Normally I would go misc-next, but the new scrub is only in for-next.

Thanks,
Qu
David Sterba April 5, 2023, 5:11 p.m. UTC | #3
On Tue, Apr 04, 2023 at 09:08:31AM +0800, Qu Wenruo wrote:
> 
> 
> On 2023/4/1 00:17, David Sterba wrote:
> > On Fri, Mar 31, 2023 at 09:20:03AM +0800, Qu Wenruo wrote:
> >> This series can be found in my github repo:
> >>
> >> https://github.com/adam900710/linux/tree/scrub_stripe
> > 
> > This also includes the cleanup branch so I'll use this as topic branch
> > in for-next.
> 
> Thanks for that.
> 
> Just some questions inspired by the series.
> 
> [WAY TO CLEANUP]
> Just want to ask what's the proper way to do the cleanup.
> 
> Christoph mentioned in other subsystems they accept huge cleanup as long 
> as it's only deleting code, while in my series I did the split to try 
> keep each cleanup small.

I've just finished final pass through the scrub series so I can give you
a fresh answer. The split was great and thank you for taking the time to
do it. I don't treat deleting code differently than adding code.
Deleting also affects functionality, we've seen a recent example when
deleting code broke the thread_pool mount option.

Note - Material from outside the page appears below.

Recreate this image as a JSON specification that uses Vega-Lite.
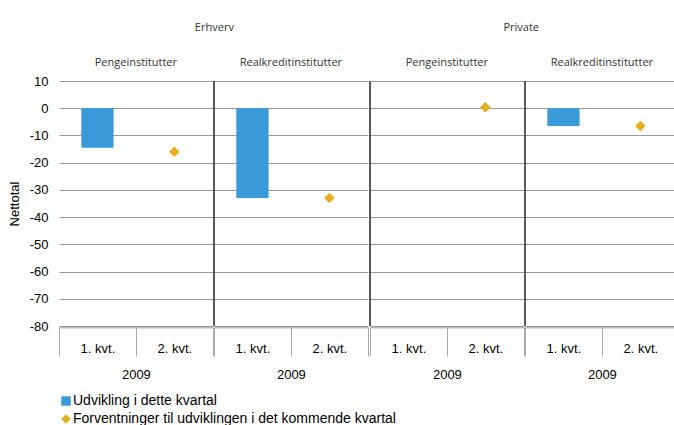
{
  "$schema": "https://vega.github.io/schema/vega-lite/v6.json",
  "padding": {"left": 8, "top": 22, "right": 0, "bottom": 0},
  "data": {"values": [
    {"sector": "Erhverv", "inst": "Pengeinstitutter", "q": "1. kvt.", "series": "Udvikling i dette kvartal", "value": -14.5},
    {"sector": "Erhverv", "inst": "Pengeinstitutter", "q": "2. kvt.", "series": "Forventninger til udviklingen i det kommende kvartal", "value": -16},
    {"sector": "Erhverv", "inst": "Realkreditinstitutter", "q": "1. kvt.", "series": "Udvikling i dette kvartal", "value": -33},
    {"sector": "Erhverv", "inst": "Realkreditinstitutter", "q": "2. kvt.", "series": "Forventninger til udviklingen i det kommende kvartal", "value": -33},
    {"sector": "Private", "inst": "Pengeinstitutter", "q": "1. kvt.", "series": "Udvikling i dette kvartal", "value": 0},
    {"sector": "Private", "inst": "Pengeinstitutter", "q": "2. kvt.", "series": "Forventninger til udviklingen i det kommende kvartal", "value": 0.4},
    {"sector": "Private", "inst": "Realkreditinstitutter", "q": "1. kvt.", "series": "Udvikling i dette kvartal", "value": -6.5},
    {"sector": "Private", "inst": "Realkreditinstitutter", "q": "2. kvt.", "series": "Forventninger til udviklingen i det kommende kvartal", "value": -6.5}
  ]},
  "spacing": 0,
  "hconcat": [
    {
      "title": {"text": "Erhverv", "font": "Open Sans", "fontSize": 11, "fontWeight": "normal", "color": "#333", "anchor": "middle", "dx": 26, "offset": 24},
      "transform": [{"filter": "datum.sector == 'Erhverv'"}],
      "facet": {"column": {"field": "inst", "type": "nominal", "header": {"title": null, "labelFont": "Open Sans", "labelFontSize": 11, "labelColor": "#333", "labelPadding": 12}}},
      "spacing": 0,
      "spec": {
        "width": 153.75,
        "height": 245,
        "encoding": {
          "x": {"field": "q", "type": "nominal", "scale": {"paddingInner": 0, "paddingOuter": 0},
            "axis": {"title": "2009", "labelAngle": 0, "tickBand": "extent", "tickSize": 29, "tickColor": "#aaa", "domainColor": "#bbb", "domainWidth": 2, "labelPadding": -14, "titlePadding": 12, "labelFont": "Liberation Sans", "labelFontSize": 13, "labelColor": "#000", "titleFont": "Liberation Sans", "titleFontSize": 13, "titleFontWeight": "normal", "titleColor": "#000", "grid": false}},
          "y": {"field": "value", "type": "quantitative", "scale": {"domain": [-80, 10], "nice": false},
            "axis": {"title": "Nettotal", "values": [10, 0, -10, -20, -30, -40, -50, -60, -70, -80], "labelExpr": "'' + datum.value", "grid": true, "gridColor": "#999", "ticks": false, "domain": false, "labelPadding": 11, "titlePadding": 8, "labelFont": "Liberation Sans", "labelFontSize": 13, "labelColor": "#000", "titleFont": "Liberation Sans", "titleFontSize": 13, "titleFontWeight": "normal", "titleColor": "#000"}}
        },
        "layer": [
          {
            "transform": [{"filter": "datum.q == '1. kvt.' && datum.inst != 'Pengeinstitutter'"}],
            "mark": {"type": "rule", "color": "#222", "strokeWidth": 1.5},
            "encoding": {"x": {"field": "q", "type": "nominal", "bandPosition": 0}, "y": null}
          },
          {
            "transform": [{"filter": "datum.q == '1. kvt.'"}],
            "mark": {"type": "bar", "width": {"band": 0.42}, "color": "#3A9AD9"},
            "encoding": {}
          },
          {
            "transform": [{"filter": "datum.q == '2. kvt.'"}],
            "mark": {"type": "point", "filled": true, "opacity": 1, "size": 110},
            "encoding": {
              "color": {"field": "series", "type": "nominal", "scale": {"domain": ["Udvikling i dette kvartal", "Forventninger til udviklingen i det kommende kvartal"], "range": ["#3A9AD9", "#E5AE1F"]}, "legend": {"title": null}},
              "shape": {"field": "series", "type": "nominal", "scale": {"domain": ["Udvikling i dette kvartal", "Forventninger til udviklingen i det kommende kvartal"], "range": ["square", "diamond"]}, "legend": {"title": null}}
            }
          }
        ]
      }
    },
    {
      "title": {"text": "Private", "font": "Open Sans", "fontSize": 11, "fontWeight": "normal", "color": "#333", "anchor": "middle", "dx": -3, "offset": 24},
      "transform": [{"filter": "datum.sector == 'Private'"}],
      "facet": {"column": {"field": "inst", "type": "nominal", "header": {"title": null, "labelFont": "Open Sans", "labelFontSize": 11, "labelColor": "#333", "labelPadding": 12}}},
      "spacing": 0,
      "spec": {
        "width": 153.75,
        "height": 245,
        "encoding": {
          "x": {"field": "q", "type": "nominal", "scale": {"paddingInner": 0, "paddingOuter": 0},
            "axis": {"title": "2009", "labelAngle": 0, "tickBand": "extent", "tickSize": 29, "tickColor": "#aaa", "domainColor": "#bbb", "domainWidth": 2, "labelPadding": -14, "titlePadding": 12, "labelFont": "Liberation Sans", "labelFontSize": 13, "labelColor": "#000", "titleFont": "Liberation Sans", "titleFontSize": 13, "titleFontWeight": "normal", "titleColor": "#000", "grid": false}},
          "y": {"field": "value", "type": "quantitative", "scale": {"domain": [-80, 10], "nice": false},
            "axis": {"title": null, "values": [10, 0, -10, -20, -30, -40, -50, -60, -70, -80], "grid": true, "gridColor": "#999", "ticks": false, "domain": false, "labels": false, "labelPadding": 0, "minExtent": 0, "maxExtent": 0}}
        },
        "layer": [
          {
            "transform": [{"filter": "datum.q == '1. kvt.'"}],
            "mark": {"type": "rule", "color": "#222", "strokeWidth": 1.5},
            "encoding": {"x": {"field": "q", "type": "nominal", "bandPosition": 0}, "y": null}
          },
          {
            "transform": [{"filter": "datum.q == '1. kvt.'"}],
            "mark": {"type": "bar", "width": {"band": 0.42}, "color": "#3A9AD9"},
            "encoding": {}
          },
          {
            "transform": [{"filter": "datum.q == '2. kvt.'"}],
            "mark": {"type": "point", "filled": true, "opacity": 1, "size": 110},
            "encoding": {
              "color": {"field": "series", "type": "nominal", "scale": {"domain": ["Udvikling i dette kvartal", "Forventninger til udviklingen i det kommende kvartal"], "range": ["#3A9AD9", "#E5AE1F"]}, "legend": {"title": null}},
              "shape": {"field": "series", "type": "nominal", "scale": {"domain": ["Udvikling i dette kvartal", "Forventninger til udviklingen i det kommende kvartal"], "range": ["square", "diamond"]}, "legend": {"title": null}}
            }
          }
        ]
      }
    }
  ],
  "config": {
    "view": {"stroke": null},
    "axis": {"titleFontWeight": "normal"},
    "legend": {"orient": "bottom", "direction": "vertical", "labelFont": "Liberation Sans", "labelFontSize": 14, "labelColor": "#000", "symbolSize": 90, "rowPadding": 4, "offset": 12, "labelOffset": 0, "padding": 0, "labelLimit": 500}
  }
}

The review question is
"does it still work as expected when this code is gone?". As an extreme
example imagine deleting a mutex, it will make things faster but also
wrong.

If there are other subsystems where deleting code is not taken seriously
the same way new code is then I have my doubts about the review quality.

> But the split itself sometimes introduced dead code which is only going 
> to be removed later, and most of the time, such new code makes no sense 
> other than for patch split.

The reason I ask for split is to let me maintain focus on what's being
changed, and with too many deleted lines it's easy to overlook something
or sipmly fatigue.  Which means the review would be useless.
The removal patches are over 3000 lines in total, separately a few
hundreds each and logically grouped.

Adding a few lines to avoid warnings or to making it compile is a small
cost and as you did it with the comments it's quite clear where it is
and why.

> So I'm wondering what's the proper way to do huge cleanup in btrfs.

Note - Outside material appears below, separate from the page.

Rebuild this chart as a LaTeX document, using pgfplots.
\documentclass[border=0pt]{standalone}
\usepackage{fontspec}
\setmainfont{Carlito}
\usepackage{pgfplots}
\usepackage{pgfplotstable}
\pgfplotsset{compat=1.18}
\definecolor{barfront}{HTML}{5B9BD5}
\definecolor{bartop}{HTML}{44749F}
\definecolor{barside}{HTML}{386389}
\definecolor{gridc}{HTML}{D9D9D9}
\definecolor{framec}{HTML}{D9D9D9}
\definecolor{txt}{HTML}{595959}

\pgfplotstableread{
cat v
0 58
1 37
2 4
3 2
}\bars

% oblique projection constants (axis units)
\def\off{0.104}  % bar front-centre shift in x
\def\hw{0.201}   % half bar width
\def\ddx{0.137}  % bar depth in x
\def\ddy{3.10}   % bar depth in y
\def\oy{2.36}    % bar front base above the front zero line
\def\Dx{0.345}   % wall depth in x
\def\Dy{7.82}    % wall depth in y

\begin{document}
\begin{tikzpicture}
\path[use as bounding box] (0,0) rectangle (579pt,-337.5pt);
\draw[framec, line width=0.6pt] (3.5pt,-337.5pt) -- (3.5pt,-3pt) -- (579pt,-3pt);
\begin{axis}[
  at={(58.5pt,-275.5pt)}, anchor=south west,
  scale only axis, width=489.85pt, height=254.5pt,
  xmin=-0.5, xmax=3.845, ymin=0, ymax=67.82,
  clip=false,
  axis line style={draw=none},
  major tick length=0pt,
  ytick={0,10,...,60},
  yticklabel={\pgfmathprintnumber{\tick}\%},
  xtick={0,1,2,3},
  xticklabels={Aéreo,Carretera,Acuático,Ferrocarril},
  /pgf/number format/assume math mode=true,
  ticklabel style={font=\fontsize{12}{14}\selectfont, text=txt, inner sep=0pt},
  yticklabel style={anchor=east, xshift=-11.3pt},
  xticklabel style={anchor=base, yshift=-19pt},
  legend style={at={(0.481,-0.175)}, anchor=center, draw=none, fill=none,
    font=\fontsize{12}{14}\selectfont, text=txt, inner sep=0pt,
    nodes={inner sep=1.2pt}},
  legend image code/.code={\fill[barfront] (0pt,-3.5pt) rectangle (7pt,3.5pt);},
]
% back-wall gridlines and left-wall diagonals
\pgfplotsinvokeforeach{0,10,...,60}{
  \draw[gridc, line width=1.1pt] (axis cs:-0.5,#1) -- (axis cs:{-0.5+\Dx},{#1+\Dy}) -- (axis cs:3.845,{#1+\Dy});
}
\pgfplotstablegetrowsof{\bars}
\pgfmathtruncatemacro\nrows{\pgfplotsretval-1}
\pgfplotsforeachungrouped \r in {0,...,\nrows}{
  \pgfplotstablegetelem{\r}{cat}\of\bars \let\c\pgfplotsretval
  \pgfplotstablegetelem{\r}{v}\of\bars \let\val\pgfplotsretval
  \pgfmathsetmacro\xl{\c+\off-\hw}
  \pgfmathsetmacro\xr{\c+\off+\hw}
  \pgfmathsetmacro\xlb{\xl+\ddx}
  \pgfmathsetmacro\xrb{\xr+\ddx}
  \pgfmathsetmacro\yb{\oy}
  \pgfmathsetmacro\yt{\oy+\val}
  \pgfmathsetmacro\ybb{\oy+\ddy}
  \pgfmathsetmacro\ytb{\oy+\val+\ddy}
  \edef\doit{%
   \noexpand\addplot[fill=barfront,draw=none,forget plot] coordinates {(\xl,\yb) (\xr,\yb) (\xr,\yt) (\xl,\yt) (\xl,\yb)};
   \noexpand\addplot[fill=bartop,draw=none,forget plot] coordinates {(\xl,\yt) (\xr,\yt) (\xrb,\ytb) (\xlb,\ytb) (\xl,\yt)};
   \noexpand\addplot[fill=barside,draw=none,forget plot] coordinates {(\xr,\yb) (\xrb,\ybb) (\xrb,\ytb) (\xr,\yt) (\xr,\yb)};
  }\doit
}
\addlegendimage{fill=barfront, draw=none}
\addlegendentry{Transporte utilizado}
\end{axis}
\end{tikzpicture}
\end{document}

As you did it in the scrub series is a great example to follow for next
time.

> [FUTURE SCRUB UPDATE]
> There are still something I may want to do improving scrub.
> 
> One such objective is to enhance RAID56 scrubbing.
> 
> In that case, what branch should I base my code on?
> Normally I would go misc-next, but the new scrub is only in for-next.

I'll move it to misc-next so you can start there.